Stephan, K., Roatsch, T., Tosi, F., Matz, K.-D., Kersten, E., Wagner, R., Molyneux, P., Palumbo, P., Poulet, F., and Jaumann, Ralf

Subjects

Target regions, 13. Climate action, Ganymede, Callisto, 500 Naturwissenschaften und Mathematik::520 Astronomie::520 Astronomie und zugeordnete Wissenschaften, Observation planning, JUICE mission, Surface features

Abstract

The JUpiter Icy moons Explorer (JUICE) will investigate Ganymede's and Callisto's surfaces and subsurfaces from orbit to explore the geologic processes that have shaped and altered their surfaces by impact, tectonics, possible cryovolcanism, space weathering due to micrometeorites, radiation and charged particles as well as explore the structure and properties of the icy crust and liquid shell (Grasset et al., 2013).
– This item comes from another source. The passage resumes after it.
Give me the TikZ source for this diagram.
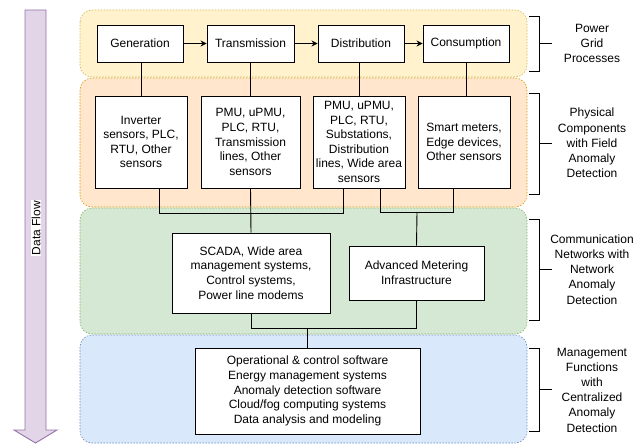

The best possible synergy of the JUICE instruments is required to answer the major science objective of this mission and to fully exploit the potential of the JUICE mission. Therefore, the JUICE team is aiming to define high priority targets on both Ganymede's and Callisto's surfaces to support the coordination of the planning activities by the individual instrument teams. Based on the science objectives of the JUICE mission and the most recent knowledge of Ganymede's and Callisto's geologic evolution we propose a collection of Regions of Interest (RoIs), which characterize surface features and terrain types representing important traces of geologic processes, from past and/or present cryovolcanic and tectonic activity to space weathering processes, which are crucial to understand the geologic evolution of Ganymede and Callisto. The proposed evaluation of RoIs is based on their scientific importance as well as on the opportunities and conditions to observe them during the currently discussed mission profile.